A variante Gama (P.1), surgida em novembro de 2020 na cidade de Manaus, é mais letal que a cepa originária do novo coronavírus, como aponta estudo realizado no Brasil e divulgado nesta semana. Na pesquisa, amostras de pacientes de São José do Rio Preto, no interior de São Paulo, coletadas entre outubro do ano passado e junho de 2021, mostraram como a introdução da P.1 na região foi extremamente rápida, deslocando outras variantes em circulação, que predominavam na região.
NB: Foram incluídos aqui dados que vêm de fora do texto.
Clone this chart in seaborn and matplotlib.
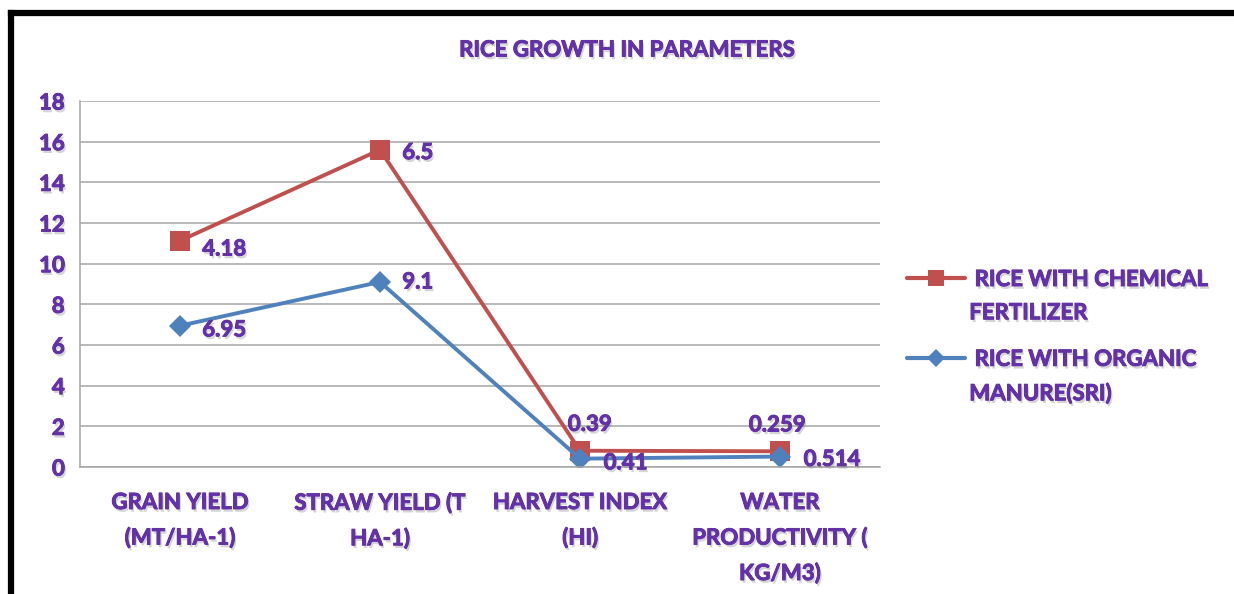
import numpy as np
import pandas as pd
import matplotlib
matplotlib.use("Agg")
import matplotlib.pyplot as plt
import matplotlib.patheffects as pe
from matplotlib.lines import Line2D
from matplotlib.legend_handler import HandlerLine2D
import seaborn as sns

# data (stacked line chart: red line = organic + chemical)
categories = ["GRAIN YIELD\n(MT/HA-1)", "STRAW YIELD (T\nHA-1)", "HARVEST INDEX\n(HI)",
              "WATER\nPRODUCTIVITY (\nKG/M3)"]
organic = [6.95, 9.1, 0.41, 0.514]
chemical = [4.18, 6.5, 0.39, 0.259]
series_names = ["RICE WITH CHEMICAL FERTILIZER", "RICE WITH ORGANIC MANURE(SRI)"]
yticks = [0, 2, 4, 6, 8, 10, 12, 14, 16, 18]

PURPLE = "#6332a6"
RED = "#c0504d"
BLUE = "#4f81bd"
FS = 16
W = "bold"
shadow = [pe.withSimplePatchShadow(offset=(1.2, -2), shadow_rgbFace="#888888", alpha=0.35),
          pe.withStroke(linewidth=0.7, foreground=PURPLE)]


class TopLineHandler(HandlerLine2D):
    # put the legend line next to the first text line, like Excel does
    def create_artists(self, legend, orig_handle, xdescent, ydescent, width, height, fontsize, trans):
        arts = super().create_artists(legend, orig_handle, xdescent, ydescent, width, height, fontsize, trans)
        for a in arts:
            a.set_ydata(np.asarray(a.get_ydata()) + 13.5)
        return arts


sns.set_style("white")
plt.rcParams["font.family"] = ["Lato", "DejaVu Sans"]
plt.rcParams["font.weight"] = "bold"

x = np.arange(len(categories))
stacked = np.array(organic) + np.array(chemical)
df = pd.DataFrame({
    "x": np.concatenate([x, x]),
    "value": np.concatenate([stacked, organic]),
    "series": [series_names[0]] * 4 + [series_names[1]] * 4,
})

fig = plt.figure(figsize=(12.34, 5.94), dpi=100)
ax = fig.add_axes([80 / 1234, 1 - 467 / 594, 800 / 1234, 366 / 594])

sns.lineplot(data=df, x="x", y="value", hue="series", style="series",
             palette=[RED, BLUE], markers=["s", "D"], dashes=False,
             markersize=14, linewidth=2.8, markeredgewidth=0, ax=ax, legend=False)
ax.lines[1].set_markersize(11.5)

ax.set_xlim(-0.5, 3.5)
ax.set_ylim(0, 18)
ax.set_yticks(yticks)
ax.set_xticks(x)
ax.set_xticklabels(categories, linespacing=1.78)
ax.set_xlabel("")
ax.set_ylabel("")
ax.yaxis.grid(True, color="#a6a6a6", linewidth=1.1)
ax.tick_params(axis="both", length=0, labelsize=FS, labelcolor=PURPLE)
ax.tick_params(axis="y", pad=11)
ax.tick_params(axis="x", pad=18)
for t in ax.get_xticklabels() + ax.get_yticklabels():
    t.set_fontweight(W)
    t.set_path_effects(shadow)
for s in ["top", "right"]:
    ax.spines[s].set_visible(False)
for s in ["left", "bottom"]:
    ax.spines[s].set_color("#a6a6a6")
    ax.spines[s].set_linewidth(1.1)

# data labels (offsets in points)
offsets_red = [(16, -6, "left"), (16, -2, "left"), (7, 19, "center"), (-2, 19, "center")]
offsets_blue = [(16, -3, "left"), (16, 0, "left"), (17, -3, "left"), (17, -2, "left")]
for i in range(4):
    for vals, labs, offs in [(stacked, chemical, offsets_red), (organic, organic, offsets_blue)]:
        dx, dy, ha = offs[i]
        ax.annotate(f"{labs[i]:g}", (x[i], vals[i]), xytext=(dx, dy), textcoords="offset points",
                    ha=ha, va="center", fontsize=FS, fontweight=W, color=PURPLE,
                    path_effects=shadow)

fig.text(627 / 1234, 1 - 50 / 594, "RICE GROWTH IN PARAMETERS", ha="center", va="center",
         fontsize=16, fontweight=W, color=PURPLE, path_effects=shadow)

handles = [Line2D([], [], color=RED, marker="s", markersize=12, linewidth=3, markeredgewidth=0),
           Line2D([], [], color=BLUE, marker="D", markersize=9, linewidth=3, markeredgewidth=0)]
leg = fig.legend(handles, [" RICE WITH CHEMICAL\nFERTILIZER", " RICE WITH ORGANIC\nMANURE(SRI)"],
                 loc="upper left", bbox_to_anchor=(887 / 1234, 1 - 249 / 594), frameon=False,
                 handlelength=2.6, handletextpad=0.2, labelspacing=1.15, prop={"size": FS, "weight": W},
                 handler_map={Line2D: TopLineHandler()})
for t in leg.get_texts():
    t.set_color(PURPLE)
    t.set_linespacing(1.72)
    t.set_path_effects(shadow)

# outer frame (only top and left visible in the crop)
fig.add_artist(Line2D([11 / 1234, 11 / 1234], [0, 1 - 13 / 594], color="black", linewidth=4.5,
                      transform=fig.transFigure, solid_capstyle="projecting"))
fig.add_artist(Line2D([11 / 1234, 1], [1 - 13 / 594, 1 - 13 / 594], color="black", linewidth=4.5,
                      transform=fig.transFigure, solid_capstyle="projecting"))

fig.savefig("out.png", dpi=100)
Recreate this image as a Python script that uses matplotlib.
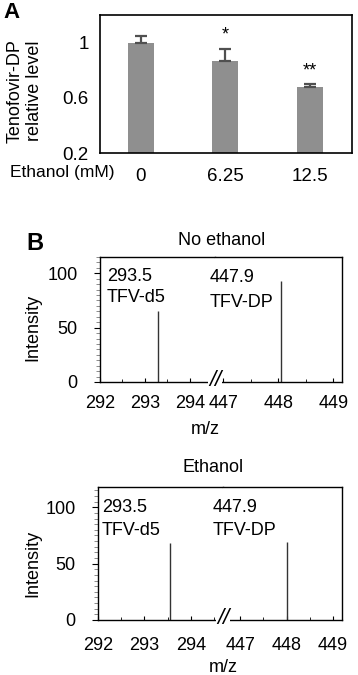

A cepa foi associada ao aumento de 127% de casos graves e de 162% de mortes entre março e abril deste ano na cidade do interior paulista. Estes dados são reforçados pela situação caótica de Manaus no início do ano. Nos meses de janeiro a fevereiro, a P.1 compunha 9,7% das amostras registradas na cidade. Em pouco mais de um mês, ela chegou a 96,4%.

Variante Delta: o que cada vacina pode fazer por você

Simultaneamente, essa introdução teve impacto na gravidade dos casos ao longo do tempo, especialmente entre pessoas com menos de 70 anos, grupo no qual houve aumento de 109% nos casos graves. Nos que têm mais de 70 anos, o porcentual foi de 19%.

O estudo foi realizado em conjunto pelo Laboratório de Pesquisas em Virologia da Famerp no Hospital de Base de Rio Preto, pela Unesp, pela USP e pela Secretaria Municipal de Saúde de São José do Rio Preto, além da Fundação Bill & Melinda Gates e das Universidades de Washington e do Texas. O estudo foi divulgado na plataforma medRxiv, mas ainda não passou por revisão.

A variante Gama continua sendo a cepa de maior prevalência em amostras sequenciadas no País. Apesar disso, a variante Delta tem avançado nas últimas semanas, com crescimento expressivo em locais como a cidade do Rio e a Grande São Paulo.

A pesquisa também mostrou que os casos graves e as mortes pela covid-19 foram reduzidos pela vacinação, conforme outros estudos realizados no mundo. O estudo ainda revelou que vacinados transmitem menos o coronavírus, uma vez que o sistema imune combate melhor a infecção e impede que a transmissão ocorra com cargas virais altas.

Segundo o pesquisador Wasim Syed, criador da Liga de Ômicas da Faculdade de Ciências Farmacêuticas de Ribeirão Preto da USP, é preciso ter um olhar com cuidado os dados. “Interessante notar que, olhando esses dados, somos levados a pensar que a P.1 atinge, por si mesma, mais jovens do que idosos”, diz Syed. “Mas não é necessariamente verdade. Isso também aconteceu por causa da vacinação (dos idosos), que na época já vinham recebendo doses de Coronavac e Astrazeneca.”

Isso pode se traduzir também na imunidade de grupo – a chamada imunidade de rebanho -, em que vacinados protegem pessoas que não puderam tomar as doses. Syed reforça que são os imunizantes promovem esse efeito, e não o tratamento precoce.

“O interessante do estudo é ver de perto, com dados brasileiros e com cientistas brasileiros, isso tudo acontecendo”, afirma o pesquisador. “É um ótimo estudo para mostrar aos ainda negacionistas que vacinas funcionam e mortes podem ser evitadas com essa ferramenta.”